The Z particles the CERN group found go by the name Z(4430). They’re extremely short-lived and exist only in extremely high-energy environments. Physicists think they would have been abundant in the universe a microsecond after the Big Bang, after which they would have fallen apart.

Cosmic rays could make Z(4430) particles, but powerful particle accelerators—like CERN’s enormous Large Hadron Collider in Geneva, Switzerland—are some of the only other places on Earth where they’re made. “It’s just an incredibly rare process, so where they’re really being created is in the LHC in Geneva,” Swanson says. The so-called “Large Hadron Collider beauty collaboration” recreated Z(4430) particles by smashing together protons, which are each made of three quarks.

The new CERN data are strong, with a statistical significance of 13.9 sigma. This value is far, far beyond five sigma: the level of statistical significance physicists around the world agree as the cutoff to say discoveries are true. So, the new data help confirm that Z(4430) particles really exist.

CERN’s work resolves a once-heated debate. In 2008, the Belle Collaboration announced it saw the world’s first evidence of Z(4430) particles, in data from Japan’s KEK particle accelerator. Then another group, called BaBar, ran its own experiments in the SLAC National Accelerator Laboratory in California. BaBar said their results could be explained by something else—something that didn’t involve exotic, four-quark particles.

At a conference, Swanson nabbed Belle and BaBar scientists and asked them to explain their discrepancies. “Then I watched while they had a fight—I mean, an exchange; it was pleasant—about their relative interpretations. I have to admit I left that meeting confused,” he says. “So LHCb has come along and broken the tie.”

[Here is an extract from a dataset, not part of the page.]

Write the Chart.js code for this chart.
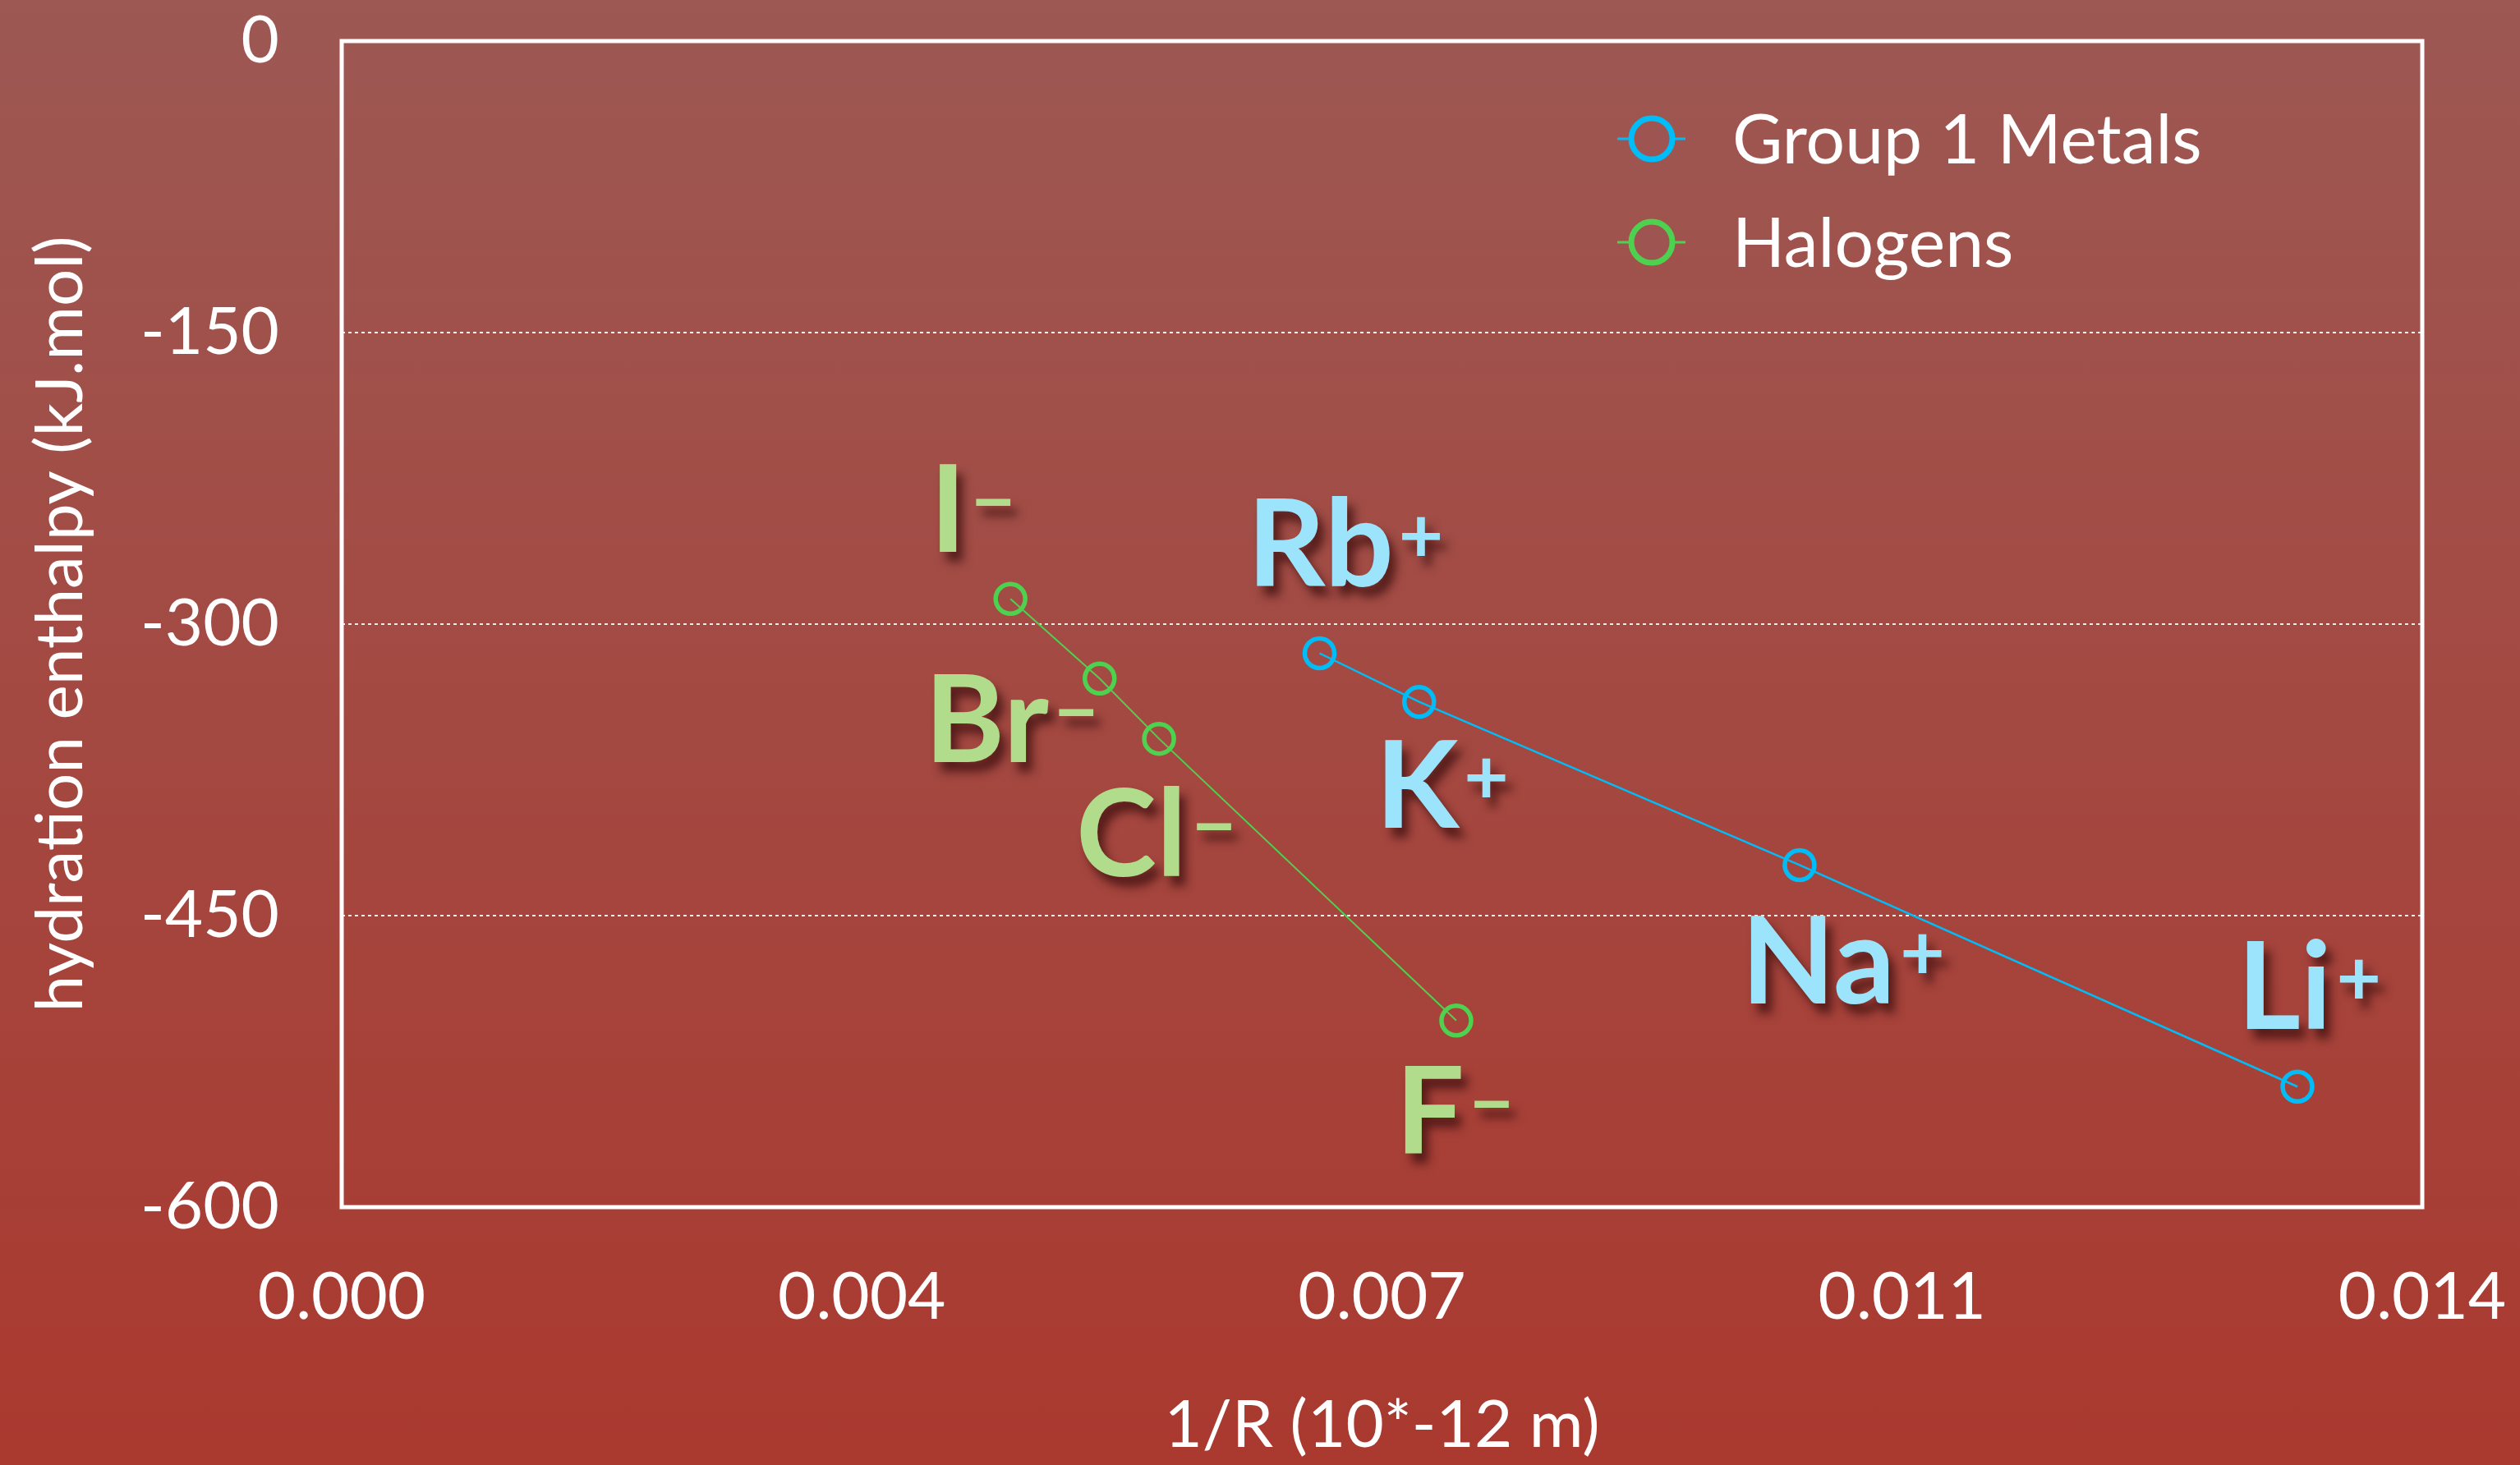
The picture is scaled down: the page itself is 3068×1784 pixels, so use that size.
<!DOCTYPE html>
<html>
<head>
<meta charset="utf-8">
<title>Hydration enthalpy vs 1/R</title>
<script src="https://cdn.jsdelivr.net/npm/chart.js@4.4.1/dist/chart.umd.min.js"></script>
<style>
    html, body { margin: 0; padding: 0; }
    body {
        width: 3068px;
        height: 1784px;
        overflow: hidden;
        background: linear-gradient(#9d5853, #aa392f);
    }
</style>
</head>
<body>
<canvas id="myChart" width="3068" height="1784"></canvas>
<script>
// values
const metalIons = ['Rb', 'K', 'Na', 'Li'];
const metalInvR = [0.00658, 0.00725, 0.00981, 0.01316];
const metalEnthalpy = [-315, -340, -424, -538];

const halogenIons = ['I', 'Br', 'Cl', 'F'];
const halogenInvR = [0.00450, 0.00510, 0.00550, 0.00750];
const halogenEnthalpy = [-287, -328, -359, -504];

const xTickValues = [0, 0.0035, 0.007, 0.0105, 0.014];
const xTickLabels = ['0.000', '0.004', '0.007', '0.011', '0.014'];
const yTickValues = [0, -150, -300, -450, -600];
const yTickLabels = ['0', '-150', '-300', '-450', '-600'];

// where each ion name goes, px from its point (left edge, baseline)
const metalLabelOffsets = [[-88, -82], [-53, 153], [-71, 169], [-73, -70]];
const halogenLabelOffsets = [[-98, -57], [-213, 102], [-101, 167], [-74, 162]];

const axisFont = 'Lato';
const blue = '#00bdf8';
const green = '#4fd150';

function toPoints(xs, ys) {
    return xs.map((x, i) => ({ x: x, y: ys[i] }));
}

// white frame round the plot area
const plotFrame = {
    id: 'plotFrame',
    beforeDatasetsDraw(chart) {
        const a = chart.chartArea;
        const c = chart.ctx;
        c.save();
        c.strokeStyle = '#ffffff';
        c.lineWidth = 5;
        c.strokeRect(a.left, a.top, a.right - a.left, a.bottom - a.top);
        c.restore();
    }
};

// big ion names next to the points, with a drop shadow
const ionLabels = {
    id: 'ionLabels',
    afterDatasetsDraw(chart) {
        const c = chart.ctx;
        chart.data.datasets.forEach((ds, di) => {
            const meta = chart.getDatasetMeta(di);
            meta.data.forEach((pt, i) => {
                const x = pt.x + ds.labelOffsets[i][0];
                const y = pt.y + ds.labelOffsets[i][1];
                c.save();
                c.fillStyle = ds.labelColor;
                c.shadowColor = 'rgba(60, 15, 15, 0.75)';
                c.shadowOffsetX = 8;
                c.shadowOffsetY = 12;
                c.shadowBlur = 12;
                c.textBaseline = 'alphabetic';
                c.textAlign = 'left';
                c.font = 'bold 148px Lato';
                c.fillText(ds.ions[i], x, y);
                const w = c.measureText(ds.ions[i]).width;
                c.font = 'bold 94px Lato';
                c.fillText(ds.sign, x + w + 6, y - 29);
                c.restore();
            });
        });
    }
};

// legend in the top right corner of the plot
const seriesKey = {
    id: 'seriesKey',
    afterDraw(chart) {
        const a = chart.chartArea;
        const c = chart.ctx;
        const left = a.right - 980;
        let y = a.top + 119;
        chart.data.datasets.forEach(ds => {
            c.save();
            c.strokeStyle = ds.borderColor;
            c.lineWidth = 3;
            c.beginPath();
            c.moveTo(left, y);
            c.lineTo(left + 83, y);
            c.stroke();
            c.fillStyle = '#9e5450';
            c.lineWidth = 7;
            c.beginPath();
            c.arc(left + 42, y, 25, 0, Math.PI * 2);
            c.fill();
            c.stroke();
            c.fillStyle = '#ffffff';
            c.font = '84px ' + axisFont;
            c.textBaseline = 'alphabetic';
            c.fillText(ds.label, left + 140, y + 30);
            c.restore();
            y += 126;
        });
    }
};

const ctx = document.getElementById('myChart').getContext('2d');
const myChart = new Chart(ctx, {
    type: 'line',
    data: {
        datasets: [{
            label: 'Group 1 Metals',
            data: toPoints(metalInvR, metalEnthalpy),
            borderColor: blue,
            borderWidth: 2.5,
            pointRadius: 18,
            pointBorderWidth: 5.5,
            pointBorderColor: blue,
            pointBackgroundColor: 'rgba(0,0,0,0)',
            ions: metalIons,
            sign: '+',
            labelColor: '#9ce4fb',
            labelOffsets: metalLabelOffsets
        }, {
            label: 'Halogens',
            data: toPoints(halogenInvR, halogenEnthalpy),
            borderColor: green,
            borderWidth: 2,
            pointRadius: 18,
            pointBorderWidth: 5.5,
            pointBorderColor: green,
            pointBackgroundColor: 'rgba(0,0,0,0)',
            ions: halogenIons,
            sign: '\u2212',
            labelColor: '#b1dc8c',
            labelOffsets: halogenLabelOffsets
        }]
    },
    options: {
        responsive: false,
        animation: false,
        layout: { padding: { top: 50, right: 119, left: 0, bottom: 0 } },
        plugins: {
            legend: { display: false },
            tooltip: { enabled: false }
        },
        scales: {
            x: {
                type: 'linear',
                min: 0,
                max: 0.014,
                afterBuildTicks: axis => { axis.ticks = xTickValues.map(v => ({ value: v })); },
                afterFit: axis => {
                    axis.height = 314;
                    axis.paddingLeft = 0;
                    axis.paddingRight = 0;
                },
                ticks: {
                    callback: (v, i) => xTickLabels[i],
                    color: '#ffffff',
                    font: { family: axisFont, size: 80 },
                    padding: 62,
                    maxRotation: 0,
                    autoSkip: false
                },
                grid: { display: false, drawTicks: false },
                border: { display: false },
                title: {
                    display: true,
                    text: '1/R (10*-12 m)',
                    color: '#ffffff',
                    font: { family: axisFont, size: 80 },
                    padding: 0
                }
            },
            y: {
                type: 'linear',
                min: -600,
                max: 0,
                afterBuildTicks: axis => { axis.ticks = yTickValues.map(v => ({ value: v })); },
                afterFit: axis => {
                    axis.width = 416;
                    axis.paddingTop = 0;
                    axis.paddingBottom = 0;
                },
                ticks: {
                    callback: (v, i) => yTickLabels[i],
                    color: '#ffffff',
                    font: { family: axisFont, size: 80 },
                    padding: 76,
                    autoSkip: false
                },
                grid: {
                    color: 'rgba(255,255,255,0.9)',
                    lineWidth: 2,
                    drawTicks: false
                },
                border: { display: false, dash: [4, 4] },
                title: {
                    display: true,
                    text: 'hydration enthalpy (kJ.mol)',
                    color: '#ffffff',
                    font: { family: axisFont, size: 80 },
                    padding: { top: 26, bottom: 0 }
                }
            }
        }
    },
    plugins: [plotFrame, ionLabels, seriesKey]
});
</script>
</body>
</html>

Not all Z particles that groups have discovered are as well-proven—with data from independent groups—as Z(4430) particles. One Z particle that’s been well documented is the Zc(3900) particle, which two labs independently announced they’d found last year.

You can read CERN’s paper about its new findings on the pre-print physics study server arXiv.

Edited April 10, 2014: A previous version of this story called the newly confirmed particle Z(4330). It is actually Z(4430). I apologize for the error. Thanks to reader Vinz for the correction!